The last few days have been a bit of a test for me. Or maybe even the past couple of weeks. From being super strict with what I allow myself to do I’ve slowly bent all of my rules to try and figure out how to balance it all. And with “it all” I at least think that I mean life. It’s easy to say no to everything. No to coffee, no to alcohol, no to relaxing, no to life. It’s easy to say no to going out for dinner and drinks because I know I’ll feel better the days after if I don’t. But the couple of months when I only said no, I also missed out on a lot of social connections that I thrive from.
So slowly I started to live more and more outside the “no-zone” and I felt that allowing myself to be a bit more spontaneous and easy with life made me happy. I’ve been loving listening to my body and only train if I feel like it, and I’ve been feeling so much more relaxed when it comes to actually living. And I’ve been good at finding a balance between relaxing and working.
The alcohol and coffee side of relaxing though has been more experimental, and I think that I much prefer my life as coffee and alcohol free as possible. Although I do enjoy one glass of wine once in a while I found that when I allow myself to have more my obsessiveness awakens, and I don’t enjoy the wine anymore, just the buzz. And that’s ok, but what I don’t enjoy at all is the days after where I feel out of wack. I feel like I’ve lost control over my health, body and mind and to me it’s simply not worth the “over-two-glasses-buzz” that I actually find enjoyable.
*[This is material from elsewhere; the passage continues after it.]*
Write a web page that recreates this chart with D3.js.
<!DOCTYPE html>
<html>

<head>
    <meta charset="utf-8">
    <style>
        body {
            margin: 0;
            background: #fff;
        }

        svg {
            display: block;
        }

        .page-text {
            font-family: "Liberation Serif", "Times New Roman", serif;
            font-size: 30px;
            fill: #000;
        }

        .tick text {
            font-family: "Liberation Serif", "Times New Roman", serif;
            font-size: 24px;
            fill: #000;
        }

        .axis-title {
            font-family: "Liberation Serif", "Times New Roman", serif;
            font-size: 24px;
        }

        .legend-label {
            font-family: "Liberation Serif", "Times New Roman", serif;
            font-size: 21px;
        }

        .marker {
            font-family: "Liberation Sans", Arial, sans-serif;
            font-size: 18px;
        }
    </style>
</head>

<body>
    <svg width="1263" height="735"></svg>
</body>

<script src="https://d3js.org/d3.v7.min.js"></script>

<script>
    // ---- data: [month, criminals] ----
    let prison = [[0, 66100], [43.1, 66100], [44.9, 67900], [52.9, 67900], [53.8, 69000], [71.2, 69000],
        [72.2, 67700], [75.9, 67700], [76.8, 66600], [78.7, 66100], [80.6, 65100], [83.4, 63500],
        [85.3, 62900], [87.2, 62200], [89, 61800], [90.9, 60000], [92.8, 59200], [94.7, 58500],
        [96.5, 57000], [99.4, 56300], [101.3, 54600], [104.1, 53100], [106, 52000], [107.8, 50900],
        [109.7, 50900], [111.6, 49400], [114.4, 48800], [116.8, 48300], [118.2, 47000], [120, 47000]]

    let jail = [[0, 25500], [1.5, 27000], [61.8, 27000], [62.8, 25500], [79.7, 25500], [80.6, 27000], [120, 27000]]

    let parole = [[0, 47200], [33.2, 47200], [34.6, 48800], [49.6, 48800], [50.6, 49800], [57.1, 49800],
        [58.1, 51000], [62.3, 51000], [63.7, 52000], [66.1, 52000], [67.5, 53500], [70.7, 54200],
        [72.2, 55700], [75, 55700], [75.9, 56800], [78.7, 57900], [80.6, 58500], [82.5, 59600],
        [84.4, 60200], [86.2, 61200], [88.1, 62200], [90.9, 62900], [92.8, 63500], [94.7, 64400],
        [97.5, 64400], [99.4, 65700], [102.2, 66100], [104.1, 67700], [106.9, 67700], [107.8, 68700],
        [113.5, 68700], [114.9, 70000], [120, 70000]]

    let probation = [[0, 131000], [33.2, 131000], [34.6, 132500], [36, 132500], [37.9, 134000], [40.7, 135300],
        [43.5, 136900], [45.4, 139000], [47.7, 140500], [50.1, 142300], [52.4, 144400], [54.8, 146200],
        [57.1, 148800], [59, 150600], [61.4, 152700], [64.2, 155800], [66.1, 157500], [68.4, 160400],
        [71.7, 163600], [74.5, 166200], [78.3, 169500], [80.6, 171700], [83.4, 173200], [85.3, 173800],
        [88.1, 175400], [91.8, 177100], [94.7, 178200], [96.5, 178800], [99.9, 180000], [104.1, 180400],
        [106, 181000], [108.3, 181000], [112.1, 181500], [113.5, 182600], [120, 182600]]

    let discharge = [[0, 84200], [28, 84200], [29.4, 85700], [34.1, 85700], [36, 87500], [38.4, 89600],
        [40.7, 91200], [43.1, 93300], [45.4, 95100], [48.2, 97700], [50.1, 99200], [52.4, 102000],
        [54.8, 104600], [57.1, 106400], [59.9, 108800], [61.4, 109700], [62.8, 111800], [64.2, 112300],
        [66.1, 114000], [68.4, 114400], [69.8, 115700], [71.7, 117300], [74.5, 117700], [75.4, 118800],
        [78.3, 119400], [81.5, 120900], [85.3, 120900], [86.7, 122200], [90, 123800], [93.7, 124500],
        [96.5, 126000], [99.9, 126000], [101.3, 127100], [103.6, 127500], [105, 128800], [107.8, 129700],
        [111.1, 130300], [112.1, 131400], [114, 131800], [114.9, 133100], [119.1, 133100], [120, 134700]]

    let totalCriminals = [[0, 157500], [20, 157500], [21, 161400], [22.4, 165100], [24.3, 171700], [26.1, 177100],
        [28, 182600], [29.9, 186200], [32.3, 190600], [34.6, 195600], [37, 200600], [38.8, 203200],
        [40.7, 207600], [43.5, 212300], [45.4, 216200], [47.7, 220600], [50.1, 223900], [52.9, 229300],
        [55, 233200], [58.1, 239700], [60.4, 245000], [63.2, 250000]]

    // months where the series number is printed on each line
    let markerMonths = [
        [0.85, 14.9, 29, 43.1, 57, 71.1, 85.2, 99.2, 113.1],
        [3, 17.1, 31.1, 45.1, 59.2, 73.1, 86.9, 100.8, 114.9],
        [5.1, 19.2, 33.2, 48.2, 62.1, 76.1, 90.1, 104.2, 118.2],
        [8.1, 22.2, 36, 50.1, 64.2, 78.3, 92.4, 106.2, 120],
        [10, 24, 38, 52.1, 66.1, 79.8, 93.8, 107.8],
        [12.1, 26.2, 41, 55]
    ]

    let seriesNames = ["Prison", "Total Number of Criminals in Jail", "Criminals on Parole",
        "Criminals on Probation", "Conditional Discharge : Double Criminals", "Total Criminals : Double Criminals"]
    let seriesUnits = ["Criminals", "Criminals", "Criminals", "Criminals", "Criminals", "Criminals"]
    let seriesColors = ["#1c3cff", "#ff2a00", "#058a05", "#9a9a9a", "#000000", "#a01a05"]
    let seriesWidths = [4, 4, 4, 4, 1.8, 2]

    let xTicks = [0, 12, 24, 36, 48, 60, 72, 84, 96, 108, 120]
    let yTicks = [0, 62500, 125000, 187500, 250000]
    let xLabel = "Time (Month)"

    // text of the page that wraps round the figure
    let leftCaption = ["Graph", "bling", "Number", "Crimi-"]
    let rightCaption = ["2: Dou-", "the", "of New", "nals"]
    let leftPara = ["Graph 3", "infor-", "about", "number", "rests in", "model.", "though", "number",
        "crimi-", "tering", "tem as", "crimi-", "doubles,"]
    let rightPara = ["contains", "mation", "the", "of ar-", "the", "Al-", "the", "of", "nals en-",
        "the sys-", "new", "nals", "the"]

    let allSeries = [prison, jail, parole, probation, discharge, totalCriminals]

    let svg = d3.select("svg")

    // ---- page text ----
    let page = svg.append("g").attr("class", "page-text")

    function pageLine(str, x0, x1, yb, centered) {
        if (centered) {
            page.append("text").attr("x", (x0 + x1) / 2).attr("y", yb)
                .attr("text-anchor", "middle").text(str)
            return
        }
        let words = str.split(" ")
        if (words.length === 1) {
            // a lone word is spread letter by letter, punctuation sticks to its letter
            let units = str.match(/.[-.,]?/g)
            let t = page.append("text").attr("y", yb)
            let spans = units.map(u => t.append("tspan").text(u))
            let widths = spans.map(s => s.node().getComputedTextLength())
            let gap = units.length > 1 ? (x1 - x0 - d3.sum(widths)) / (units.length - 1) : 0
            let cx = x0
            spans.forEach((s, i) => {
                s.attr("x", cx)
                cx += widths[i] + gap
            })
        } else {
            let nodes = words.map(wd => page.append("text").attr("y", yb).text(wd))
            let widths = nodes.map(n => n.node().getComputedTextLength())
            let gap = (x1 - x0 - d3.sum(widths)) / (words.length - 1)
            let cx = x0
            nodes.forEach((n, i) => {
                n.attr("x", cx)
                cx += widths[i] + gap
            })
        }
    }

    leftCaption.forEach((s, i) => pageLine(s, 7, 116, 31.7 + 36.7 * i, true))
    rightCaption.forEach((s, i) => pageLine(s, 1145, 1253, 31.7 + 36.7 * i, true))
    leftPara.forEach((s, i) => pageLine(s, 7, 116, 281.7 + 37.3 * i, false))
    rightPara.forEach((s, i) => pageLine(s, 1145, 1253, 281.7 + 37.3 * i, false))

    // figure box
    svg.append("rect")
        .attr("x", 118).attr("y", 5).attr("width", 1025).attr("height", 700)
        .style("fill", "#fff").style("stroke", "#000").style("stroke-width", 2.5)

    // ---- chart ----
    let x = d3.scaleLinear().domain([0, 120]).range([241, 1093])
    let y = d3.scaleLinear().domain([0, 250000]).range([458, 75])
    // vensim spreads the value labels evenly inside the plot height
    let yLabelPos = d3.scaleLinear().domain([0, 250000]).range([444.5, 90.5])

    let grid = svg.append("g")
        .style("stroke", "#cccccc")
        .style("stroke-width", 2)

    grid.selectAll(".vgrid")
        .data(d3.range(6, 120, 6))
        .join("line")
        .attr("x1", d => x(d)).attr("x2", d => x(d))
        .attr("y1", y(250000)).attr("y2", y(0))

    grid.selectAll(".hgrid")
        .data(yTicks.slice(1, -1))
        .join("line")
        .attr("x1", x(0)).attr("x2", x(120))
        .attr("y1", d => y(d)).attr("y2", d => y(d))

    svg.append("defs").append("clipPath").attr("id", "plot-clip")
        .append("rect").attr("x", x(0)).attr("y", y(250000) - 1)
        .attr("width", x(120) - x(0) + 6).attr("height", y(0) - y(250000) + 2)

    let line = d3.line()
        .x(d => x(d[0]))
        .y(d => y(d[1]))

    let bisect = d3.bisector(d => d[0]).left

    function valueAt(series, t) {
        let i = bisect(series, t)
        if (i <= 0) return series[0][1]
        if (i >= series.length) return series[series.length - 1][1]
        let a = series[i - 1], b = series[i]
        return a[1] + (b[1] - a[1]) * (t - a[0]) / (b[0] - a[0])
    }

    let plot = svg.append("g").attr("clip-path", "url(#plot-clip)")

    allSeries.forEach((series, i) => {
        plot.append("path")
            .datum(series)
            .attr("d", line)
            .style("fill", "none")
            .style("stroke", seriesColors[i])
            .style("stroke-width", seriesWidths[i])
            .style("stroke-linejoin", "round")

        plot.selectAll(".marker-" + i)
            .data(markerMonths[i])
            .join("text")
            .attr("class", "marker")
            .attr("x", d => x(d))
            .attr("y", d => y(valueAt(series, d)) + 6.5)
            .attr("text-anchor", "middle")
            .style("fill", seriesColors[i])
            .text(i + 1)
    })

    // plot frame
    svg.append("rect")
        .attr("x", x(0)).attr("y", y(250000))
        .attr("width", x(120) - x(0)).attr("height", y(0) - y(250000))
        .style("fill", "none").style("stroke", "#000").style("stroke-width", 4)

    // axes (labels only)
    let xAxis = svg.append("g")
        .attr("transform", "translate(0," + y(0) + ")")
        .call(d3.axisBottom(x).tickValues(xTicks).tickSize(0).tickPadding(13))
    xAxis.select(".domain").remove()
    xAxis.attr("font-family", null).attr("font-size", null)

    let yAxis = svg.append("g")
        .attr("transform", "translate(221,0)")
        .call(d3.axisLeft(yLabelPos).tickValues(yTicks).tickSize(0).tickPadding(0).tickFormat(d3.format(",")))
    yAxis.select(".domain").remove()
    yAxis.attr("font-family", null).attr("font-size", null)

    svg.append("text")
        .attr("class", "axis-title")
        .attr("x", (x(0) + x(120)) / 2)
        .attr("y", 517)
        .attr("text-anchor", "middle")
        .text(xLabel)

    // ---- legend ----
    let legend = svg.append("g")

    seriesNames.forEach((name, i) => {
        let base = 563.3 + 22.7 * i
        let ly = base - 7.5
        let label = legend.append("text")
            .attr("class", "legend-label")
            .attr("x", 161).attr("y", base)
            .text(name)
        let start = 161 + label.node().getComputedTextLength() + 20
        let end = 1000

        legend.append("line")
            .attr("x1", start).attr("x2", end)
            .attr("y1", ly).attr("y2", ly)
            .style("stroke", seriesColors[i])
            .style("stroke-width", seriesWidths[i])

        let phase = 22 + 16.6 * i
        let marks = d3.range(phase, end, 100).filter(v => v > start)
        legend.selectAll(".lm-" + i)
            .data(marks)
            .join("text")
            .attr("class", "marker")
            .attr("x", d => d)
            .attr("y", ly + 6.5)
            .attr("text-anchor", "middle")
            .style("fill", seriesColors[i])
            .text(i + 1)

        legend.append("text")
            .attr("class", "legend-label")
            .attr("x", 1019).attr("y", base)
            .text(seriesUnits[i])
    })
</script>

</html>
Life is full of lessons and sometimes we just have to relearn them to be able to enjoy what we do. I believe that we are constantly changing , so every once in a while it is important to question the way we live in order for us to understand if what we are doing is what we want to be doing. And for me bending the rules has made me appreciate less caffeine and alcohol in my life, because to me it’s not worth it feeling anxious and dull. I want to feel vibrant every day!